My Experience: For my office remodel, since I had to create office space for 30 more people, we had to get all new furniture. Because of this, we spent some funds replacing the old, coffee stained carpet before the new furnishings were delivered. We also had the walls repainted and upgraded the lighting. We also replaced the old furniture in the conference rooms and purchased some more modern HD projectors.

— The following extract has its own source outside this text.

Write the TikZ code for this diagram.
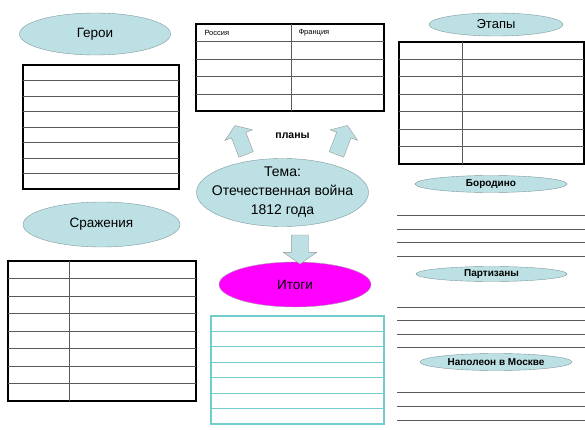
\documentclass[tikz,border=0pt]{standalone}
\usepackage{fontspec}
\setmainfont{Liberation Sans}
\usepackage{tikz}
\definecolor{ovalblue}{HTML}{BCE0E3}
\definecolor{ovalline}{HTML}{7E9A9E}
\definecolor{itogipink}{HTML}{FF00FF}
\definecolor{itogiteal}{HTML}{74CDCD}
\usetikzlibrary{positioning, shapes.geometric, shapes.arrows}
\tikzstyle{oval} = [ellipse, draw=ovalline, fill=ovalblue, inner sep=0pt]
\tikzstyle{frame} = [draw=black, line width=1.6pt, outer sep=0pt, inner sep=0pt, anchor=north west]
\tikzstyle{rule} = [draw=black!65, line width=0.9pt]
\tikzstyle{bigarrow} = [single arrow, draw=gray!80, fill=ovalblue, inner sep=7.5pt,
                        minimum height=31pt, single arrow head extend=7pt,
                        single arrow tip angle=110, single arrow head indent=0pt]

\begin{document}
\begin{tikzpicture}[x=1pt, y=-1pt]
    \tikzstyle{every node}=[font=\fontsize{13.5}{16}\selectfont]
    \useasboundingbox (0,0) rectangle (585,430);

    % ovals
    \node[oval, minimum width=151pt, minimum height=42pt] (geroi) at (95,34) {Герои};
    \node[oval, minimum width=157pt, minimum height=45pt] (srazh) at (101.5,224.5) {Сражения};
    \node[oval, minimum width=134pt, minimum height=23pt, font=\fontsize{13}{15}\selectfont] (etapy) at (496,24.5) {Этапы};
    \node[oval, minimum width=172pt, minimum height=68pt, align=center, inner xsep=-25pt, inner ysep=-20pt,
          font=\fontsize{14}{19}\selectfont] (tema) at (282.5,192.5) {Тема:\\Отечественная война\\1812 года};
    \node[oval, fill=itogipink, draw=gray!70, minimum width=152pt, minimum height=45pt] (itogi) at (295,284.5) {Итоги};
    \node[oval, minimum width=152pt, minimum height=17pt, font=\bfseries\fontsize{10}{12}\selectfont] (borodino) at (491,184) {Бородино};
    \node[oval, minimum width=151pt, minimum height=15pt, font=\bfseries\fontsize{10}{12}\selectfont] (partizany) at (491.5,274) {Партизаны};
    \node[oval, minimum width=152pt, minimum height=17pt, font=\bfseries\fontsize{10}{12}\selectfont] (moskva) at (496,362) {Наполеон в Москве};

    % arrows
    \node[bigarrow, rotate=111] (planyleft) at (241.5,142.5) {};
    \node[bigarrow, rotate=69] (planyright) at (341,142.5) {};
    \node[bigarrow, rotate=-90, inner sep=8.5pt, minimum height=29pt, single arrow head extend=8pt] (down) at (300,246.5) {};
    \node[font=\bfseries\fontsize{10.5}{12}\selectfont] (plany) at (292.5,136) {планы};

    % tables
    \node[frame, minimum width=156pt, minimum height=124pt] (geroitab) at (23,65) {};
    \foreach \k in {1,...,7}
        \draw[rule] ([yshift=-15.5*\k pt]geroitab.north west) -- ([yshift=-15.5*\k pt]geroitab.north east);

    \node[frame, minimum width=188pt, minimum height=87pt] (plantab) at (196,24) {};
    \foreach \k in {1,...,4}
        \draw[rule] ([yshift=-17.5*\k pt]plantab.north west) -- ([yshift=-17.5*\k pt]plantab.north east);
    \draw[rule] ([xshift=95pt]plantab.north west) -- ([xshift=95pt]plantab.south west);
    \node[font=\fontsize{7.5}{9}\selectfont, anchor=west] (rossiya) at (201,33) {Россия};
    \node[font=\fontsize{7.5}{9}\selectfont, anchor=west] (franciya) at (295,33) {Франция};

    \node[frame, minimum width=185pt, minimum height=122pt] (etaptab) at (399,42) {};
    \foreach \k in {1,...,6}
        \draw[rule] ([yshift=-17.43*\k pt]etaptab.north west) -- ([yshift=-17.43*\k pt]etaptab.north east);
    \draw[rule] ([xshift=63pt]etaptab.north west) -- ([xshift=63pt]etaptab.south west);

    \node[frame, minimum width=188pt, minimum height=140pt] (srazhtab) at (8,261) {};
    \foreach \k in {1,...,7}
        \draw[rule] ([yshift=-17.5*\k pt]srazhtab.north west) -- ([yshift=-17.5*\k pt]srazhtab.north east);
    \draw[rule] ([xshift=61pt]srazhtab.north west) -- ([xshift=61pt]srazhtab.south west);

    \node[frame, draw=itogiteal, line width=1.1pt, minimum width=173pt, minimum height=108pt] (itogitab) at (211,316) {};
    \foreach \k in {1,...,6}
        \draw[draw=itogiteal, line width=1.1pt] ([yshift=-15.43*\k pt]itogitab.north west) -- ([yshift=-15.43*\k pt]itogitab.north east);

    % lines for notes
    \foreach \y in {215.7,229,242.3,256, 307.3,320.7,334,347.3, 392.7,406.7,420}
        \draw[rule] (397,\y) -- (585,\y);
\end{tikzpicture}
\end{document}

8. Give People Something to Be Proud Of
Finally, the opportunity to remodel your office does not come often. It may sound silly, but the condition of your office and work environment sends a message to your employees and will have an impact on the morale of your organization. Every employee wants to be proud of his or her work – the products you make, the customers you serve, and even the look of your facility. Give your people something to be proud of. Instead of buying the cheapest carpet, or basic lighting, spend a few extra funds to make your office and your employees’ workspace is a pleasant place to be. After all, we all spend 40 or more hours surrounded by the cubes, the tables, the conference rooms, etc. Don’t break the bank. But keep in mind that if your employees don’t feel the company is willing to invest in them, there will always be an inherent level of distaste in your employees’ mouths.
My Experience: Though we already had spent our budget, we went a little further to sweeten up our new office. We invested in new monitors for every employee to replace the mixed and matched screens we previously had. We purchased nice new stainless steel refrigerators for the break room, and even upgraded the restroom facilities.
The Overall Experience
So there you have it. Our office remodel cost around $200,000 when all was said and done, versus an arbitrary budget of $150,000. But we certainly did not go on a spending spree, opting for used furniture in some cases, and saving costs here and there. But the impact has been tremendous. My employees like their new surrounds and are taking care of their office more than they ever did before. The lounge area is often occupied by a few people working quietly on their laptops, and the nice new refrigerators in the break room are being kept clean and orderly.